Copy every line of the entries that includes the word "code".

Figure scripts
+++
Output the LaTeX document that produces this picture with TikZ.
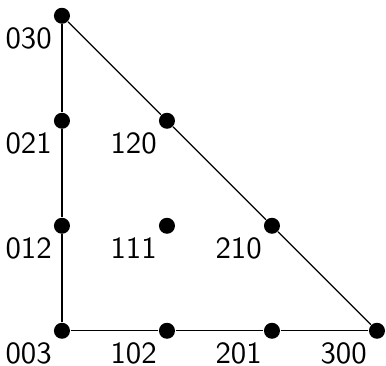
\documentclass[tikz,border=0pt]{standalone}
\usepackage{tikz}
\usetikzlibrary{positioning,calc}

\begin{document}
\begin{tikzpicture}[
  x=1.2cm,y=1.2cm,
  dot/.style={circle,fill=black,inner sep=0pt,minimum size=0.183cm},
  lab/.style={anchor=north east,inner sep=0pt,font=\sffamily},
  edge/.style={draw=black,line width=0.4pt}
]
\useasboundingbox (-0.59,-0.333) rectangle (3.086,3.15);
% control points
\node[dot] (p003) at (0,0) {};
\node[dot] (p102) at (1,0) {};
\node[dot] (p201) at (2,0) {};
\node[dot] (p300) at (3,0) {};
\node[dot] (p012) at (0,1) {};
\node[dot] (p111) at (1,1) {};
\node[dot] (p210) at (2,1) {};
\node[dot] (p021) at (0,2) {};
\node[dot] (p120) at (1,2) {};
\node[dot] (p030) at (0,3) {};
% labels
\node[lab] (l003) at ([shift={(-0.11cm,-0.13cm)}]p003) {003};
\node[lab] (l102) at ([shift={(-0.11cm,-0.13cm)}]p102) {102};
\node[lab] (l201) at ([shift={(-0.11cm,-0.13cm)}]p201) {201};
\node[lab] (l300) at ([shift={(-0.11cm,-0.13cm)}]p300) {300};
\node[lab] (l012) at ([shift={(-0.11cm,-0.13cm)}]p012) {012};
\node[lab] (l111) at ([shift={(-0.11cm,-0.13cm)}]p111) {111};
\node[lab] (l210) at ([shift={(-0.11cm,-0.13cm)}]p210) {210};
\node[lab] (l021) at ([shift={(-0.11cm,-0.13cm)}]p021) {021};
\node[lab] (l120) at ([shift={(-0.11cm,-0.13cm)}]p120) {120};
\node[lab] (l030) at ([shift={(-0.11cm,-0.13cm)}]p030) {030};
% triangle
\draw[edge] (p003) -- (p102);
\draw[edge] (p102) -- (p201);
\draw[edge] (p201) -- (p300);
\draw[edge] (p300) -- (p210);
\draw[edge] (p210) -- (p120);
\draw[edge] (p120) -- (p030);
\draw[edge] (p030) -- (p021);
\draw[edge] (p021) -- (p012);
\draw[edge] (p012) -- (p003);
\end{tikzpicture}
\end{document}
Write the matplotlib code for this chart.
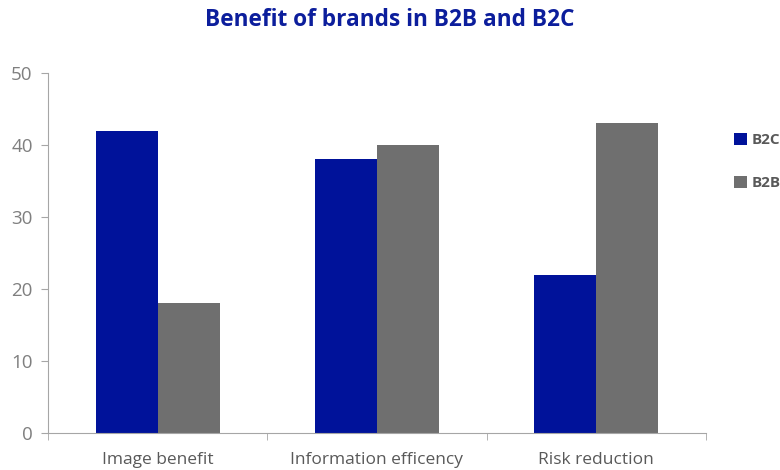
import matplotlib.pyplot as plt
import numpy as np

categorias = ['Image benefit', 'Information efficency', 'Risk reduction']
b2c = [42, 38, 22]
b2b = [18, 40, 43]

plt.rcParams['font.family'] = ['Open Sans', 'DejaVu Sans']

fig = plt.figure(figsize=(7.8, 4.7), dpi=100)
ax = fig.add_axes([48 / 780, 37 / 470, 658 / 780, 360 / 470])

x = np.arange(len(categorias))
ancho = 0.283
ax.bar(x - ancho / 2, b2c, ancho, color='#00129a', label='B2C')
ax.bar(x + ancho / 2, b2b, ancho, color='#6f6f6f', label='B2B')

ax.set_xlim(-0.5, len(categorias) - 0.5)
ax.set_ylim(0, 50)
ax.set_yticks(range(0, 51, 10))
ax.set_xticks(x)
ax.set_xticklabels(categorias)
ax.set_xticks([-0.5, 0.5, 1.5, 2.5], minor=True)
ax.tick_params(axis='x', which='major', length=0, pad=14, labelsize=12.5, labelcolor='#595959')
ax.tick_params(axis='x', which='minor', length=5, color='#a6a6a6')
ax.tick_params(axis='y', length=5, color='#a6a6a6', labelsize=13.5, labelcolor='#7f7f7f', pad=6)

for lado in ['top', 'right']:
    ax.spines[lado].set_visible(False)
ax.spines['left'].set_color('#a6a6a6')
ax.spines['bottom'].set_color('#a6a6a6')

fig.text(0.5, 1 - 20 / 470, 'Benefit of brands in B2B and B2C', ha='center', va='center',
         fontsize=16.3, fontweight='bold', color='#0c1e9c')

leg = ax.legend(loc='upper left', bbox_to_anchor=(729 / 780, 1 - 128 / 470),
                bbox_transform=fig.transFigure, frameon=False, handlelength=0.85,
                handleheight=0.85, handletextpad=0.3, labelspacing=1.9, fontsize=11,
                borderaxespad=0, borderpad=0.3)
for t in leg.get_texts():
    t.set_color('#595959')
    t.set_fontweight('bold')

fig.savefig('out.png', dpi=100)
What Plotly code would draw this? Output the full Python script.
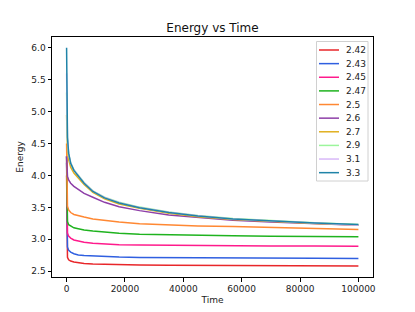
import plotly.graph_objects as go

time = [0, 100, 300, 700, 1400, 2500, 4000, 6000, 9000, 13000, 18000, 25000,
        35000, 45000, 57000, 70000, 85000, 100000]

labels = ["2.42", "2.43", "2.45", "2.47", "2.5", "2.6", "2.7", "2.9", "3.1", "3.3"]
colors = ["#e8262a", "#2f5fe0", "#ff1a8c", "#1fb31f", "#ff8833", "#8e3fa8",
          "#e0b020", "#9cf59c", "#d8b8f8", "#2084a8"]

e_242 = [4.0, 2.85, 2.72, 2.68, 2.66, 2.645, 2.632, 2.622, 2.614, 2.607, 2.600, 2.597,
         2.594, 2.591, 2.589, 2.587, 2.585, 2.583]
e_243 = [4.2, 3.05, 2.88, 2.83, 2.80, 2.775, 2.755, 2.747, 2.740, 2.730, 2.722, 2.717,
         2.713, 2.710, 2.707, 2.704, 2.702, 2.700]
e_245 = [4.3, 3.30, 3.10, 3.05, 3.02, 2.99, 2.97, 2.955, 2.94, 2.925, 2.915, 2.910,
         2.905, 2.900, 2.897, 2.895, 2.894, 2.892]
e_247 = [4.3, 3.50, 3.28, 3.23, 3.205, 3.18, 3.165, 3.145, 3.13, 3.11, 3.095, 3.08,
         3.07, 3.06, 3.055, 3.05, 3.045, 3.04]
e_25 = [4.5, 3.75, 3.52, 3.46, 3.42, 3.39, 3.37, 3.35, 3.32, 3.295, 3.27, 3.245,
        3.225, 3.21, 3.20, 3.185, 3.17, 3.155]
e_26 = [4.3, 4.10, 3.99, 3.93, 3.88, 3.83, 3.78, 3.72, 3.66, 3.58, 3.51, 3.45,
        3.38, 3.34, 3.30, 3.27, 3.245, 3.22]
e_27 = [4.95, 4.60, 4.40, 4.25, 4.13, 4.04, 3.96, 3.86, 3.735, 3.635, 3.555, 3.485,
        3.41, 3.355, 3.31, 3.277, 3.248, 3.225]
e_29 = [5.3, 4.85, 4.55, 4.33, 4.20, 4.09, 4.00, 3.89, 3.76, 3.66, 3.58, 3.505,
        3.43, 3.372, 3.325, 3.29, 3.258, 3.232]
e_31 = [5.6, 4.95, 4.58, 4.34, 4.195, 4.085, 3.995, 3.885, 3.755, 3.655, 3.575, 3.50,
        3.425, 3.368, 3.32, 3.286, 3.255, 3.222]
e_33 = [6.0, 5.00, 4.60, 4.35, 4.19, 4.08, 3.99, 3.88, 3.75, 3.65, 3.57, 3.495,
        3.42, 3.365, 3.32, 3.285, 3.255, 3.232]

series = [e_242, e_243, e_245, e_247, e_25, e_26, e_27, e_29, e_31, e_33]

x_ticks = [0, 20000, 40000, 60000, 80000, 100000]
y_ticks = [2.5, 3.0, 3.5, 4.0, 4.5, 5.0, 5.5, 6.0]

# the page body adds an 8px offset; figure is sized so it ends at the window edge
OFF = 8
W, H = 415 - OFF, 312 - OFF
L, R, T, B = 52 - OFF, 42, 37 - OFF, 35
PW, PH = W - L - R, H - T - B


def px_x(px):
    return (px - OFF - L) / PW


def px_y(py):
    return (H - B - (py - OFF)) / PH


fig = go.Figure()
for lab, col, vals in zip(labels, colors, series):
    fig.add_trace(go.Scatter(x=time, y=vals, mode="lines", name=lab, showlegend=False,
                             line=dict(color=col, width=1.5)))

font = dict(family="DejaVu Sans", size=9, color="#222222")

# manual legend (matplotlib-like compact box)
shapes = [dict(type="rect", xref="paper", yref="paper",
               x0=px_x(316.5), x1=px_x(368), y0=px_y(41.5), y1=px_y(181),
               line=dict(color="#d0d0d0", width=1), fillcolor="rgba(255,255,255,0.85)",
               layer="above")]
annotations = []
for i, (lab, col) in enumerate(zip(labels, colors)):
    cy = 50 + i * 13.63
    shapes.append(dict(type="line", xref="paper", yref="paper",
                       x0=px_x(319), x1=px_x(339), y0=px_y(cy), y1=px_y(cy),
                       line=dict(color=col, width=1.5), layer="above"))
    annotations.append(dict(text=lab, xref="paper", yref="paper", x=px_x(344), y=px_y(cy),
                            xanchor="left", yanchor="middle", showarrow=False,
                            font=dict(family="DejaVu Sans", size=9, color="#222222")))

fig.update_layout(
    width=W, height=H,
    margin=dict(l=L, r=R, t=T, b=B, autoexpand=False),
    paper_bgcolor="white", plot_bgcolor="white",
    font=font,
    title=dict(text="Energy vs Time", x=0.5, xanchor="center", xref="paper",
               y=1 - (28 - OFF) / H, yanchor="middle",
               font=dict(family="DejaVu Sans", size=12, color="#111111")),
    showlegend=False,
    shapes=shapes,
    annotations=annotations,
)
fig.update_xaxes(range=[-5000, 105000], tickvals=x_ticks, tickformat="d", automargin=False,
                 showgrid=False, zeroline=False, showline=True, mirror=True,
                 linecolor="black", linewidth=1, ticks="outside", ticklen=3.5,
                 tickcolor="black", title=dict(text="Time", standoff=3, font=font))
fig.update_yaxes(range=[2.41, 6.17], tickvals=y_ticks, tickformat=".1f", automargin=False,
                 showgrid=False, zeroline=False, showline=True, mirror=True,
                 linecolor="black", linewidth=1, ticks="outside", ticklen=3.5,
                 tickcolor="black", title=dict(text="Energy", standoff=6, font=font))

fig.write_html("out.html")
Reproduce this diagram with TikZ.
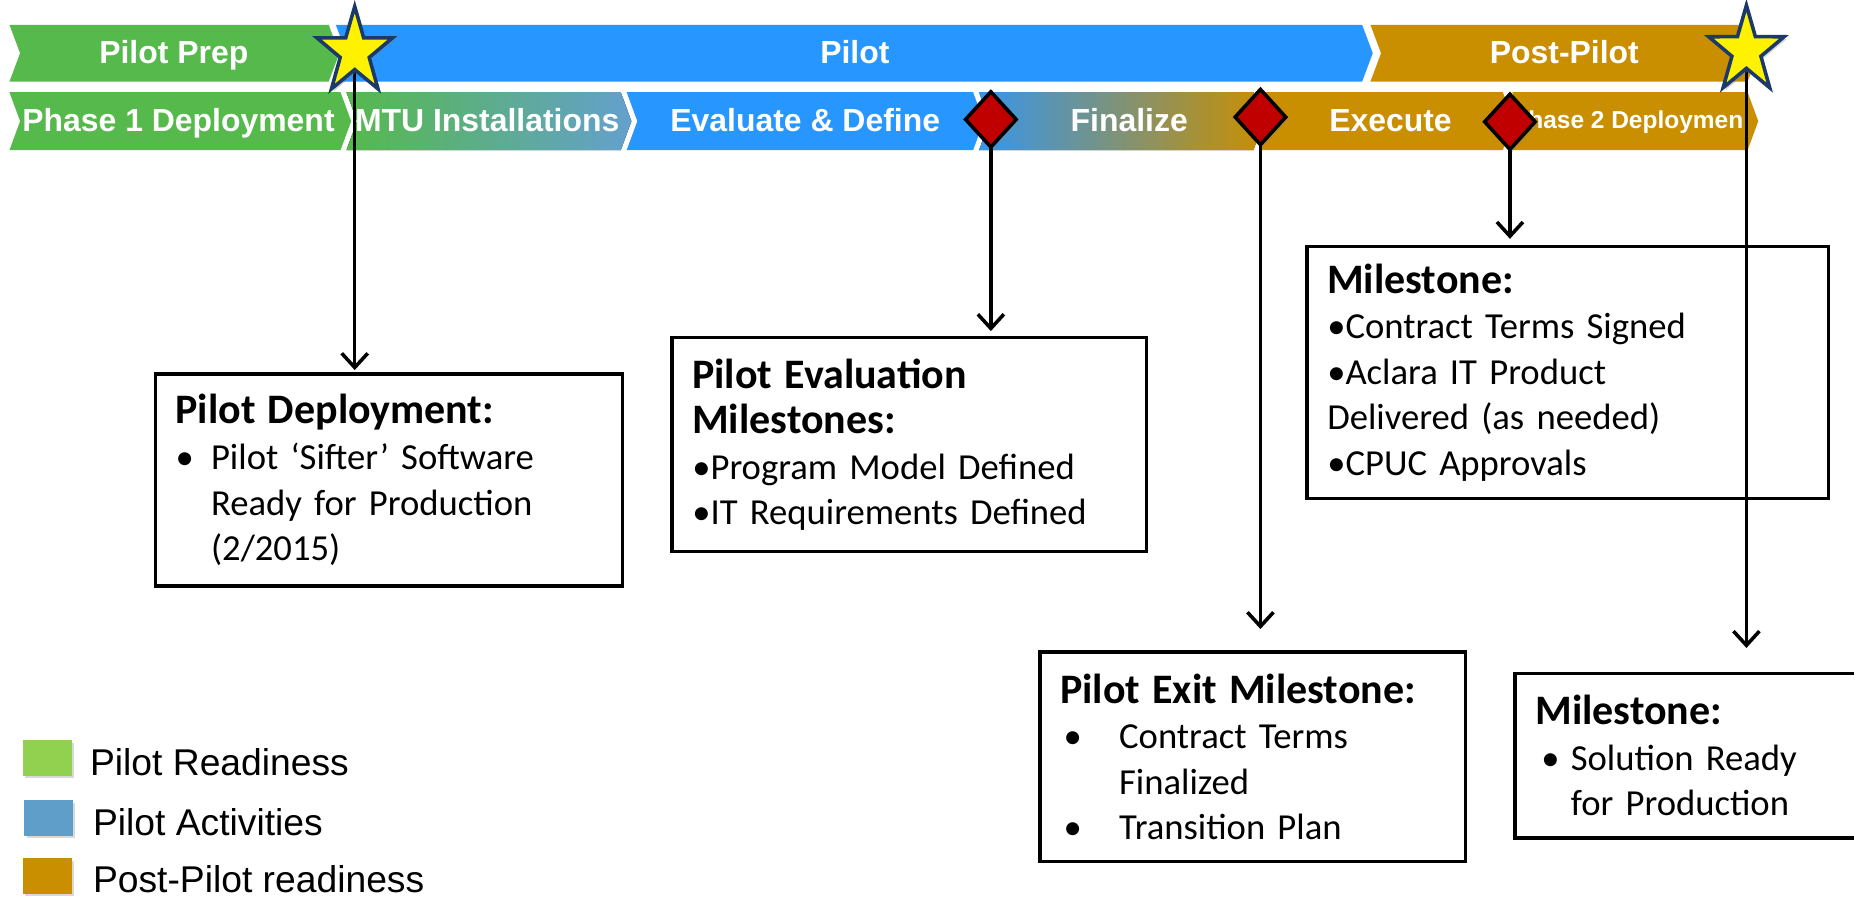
+++
Answer to the task:
Write the matplotlib code for this chart.
What Plotly code would draw this? Output the full Python script.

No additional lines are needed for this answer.